I just received one from canvasworksinc. Great quality.


----------



## Ted Shih (Jan 20, 2003)

Greg B. said:


> I just received one from canvasworksinc. Great quality.


​I agree. Great ramp.


----------



## GulfCoast (Sep 24, 2007)

Greg B. said:


> I just received one from canvasworksinc. Great quality.


I have one of these, and it is worth every penny.


----------



## Mike Peters-labguy23 (Feb 9, 2003)

Greg B. said:


> I just received one from canvasworksinc.

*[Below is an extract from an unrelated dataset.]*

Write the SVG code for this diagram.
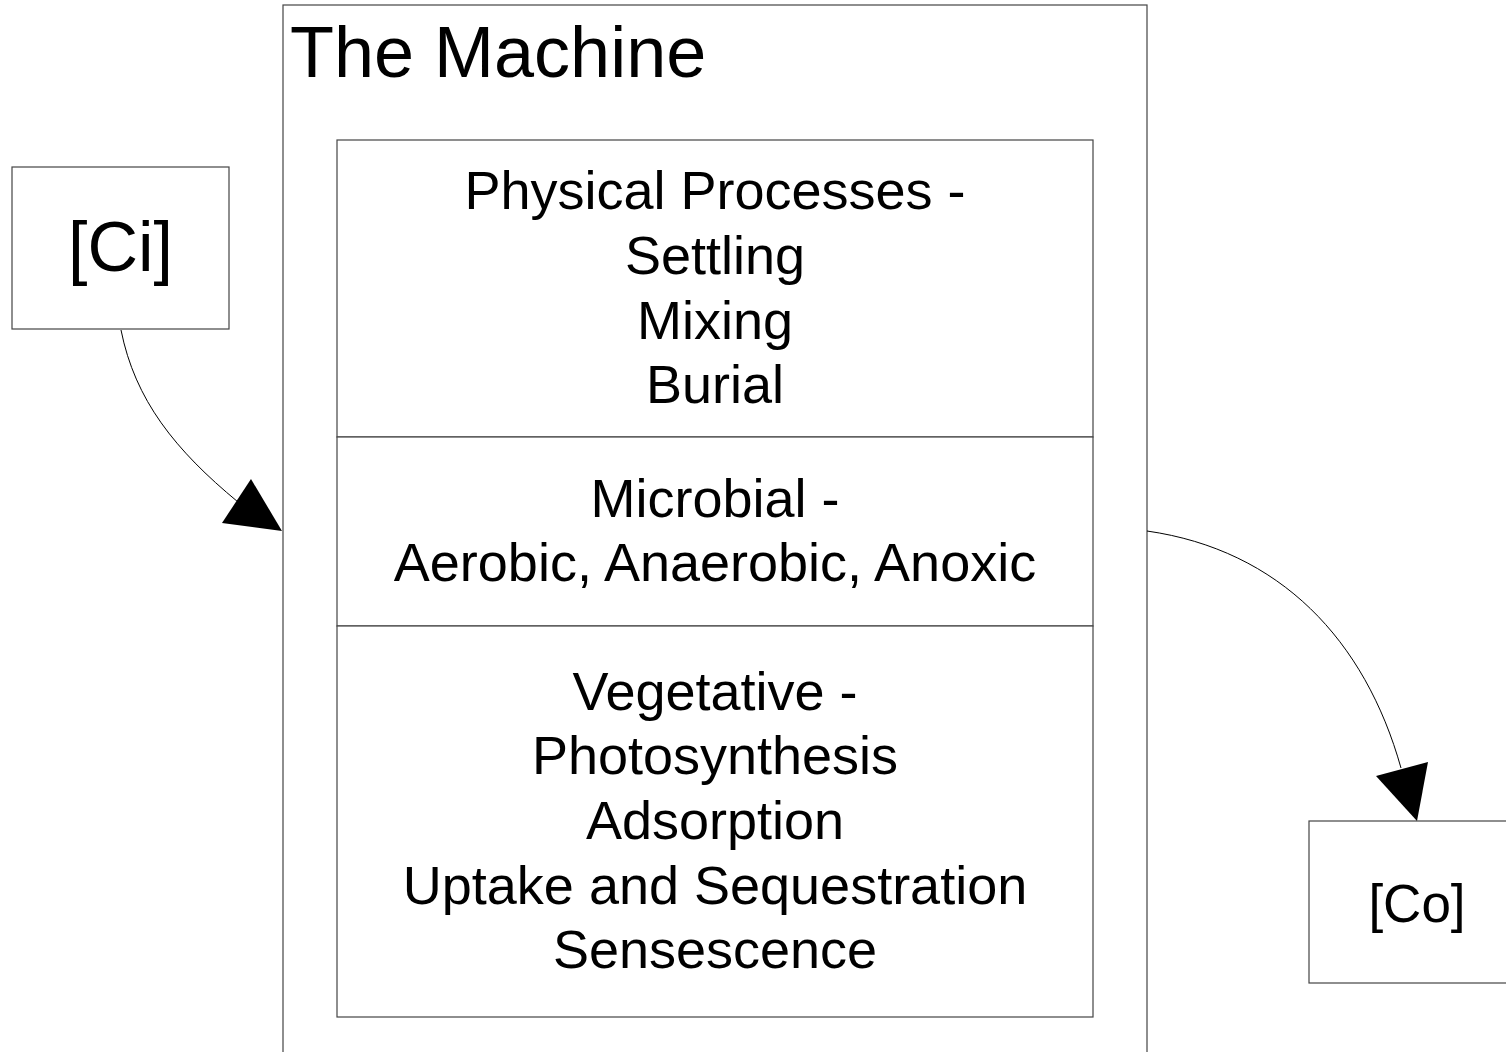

Great quality.


We love ours and Duwayne is a gooddog guy too.


----------



## MWG (May 8, 2008)

GulfCoast said:


> I have one of these, and it is worth every penny.


How much is this ramp?? 

Thanks


----------



## Lab4me (Sep 25, 2009)

Canvas works Inc 763-675-2975. Minnesota based company


----------



## Greg B. (Oct 9, 2013)

I think the ramp is around $150.00


----------



## Buck Mann (Apr 16, 2003)

MWG said:


> How much is this ramp??
> 
> Thanks


Mine is the 60" model and was around $200 with shipping. Well worth the price.


----------



## rockymountainelk (Dec 7, 2014)

+1 Great product for the price



GulfCoast said:


> I have one of these, and it is worth every penny.


----------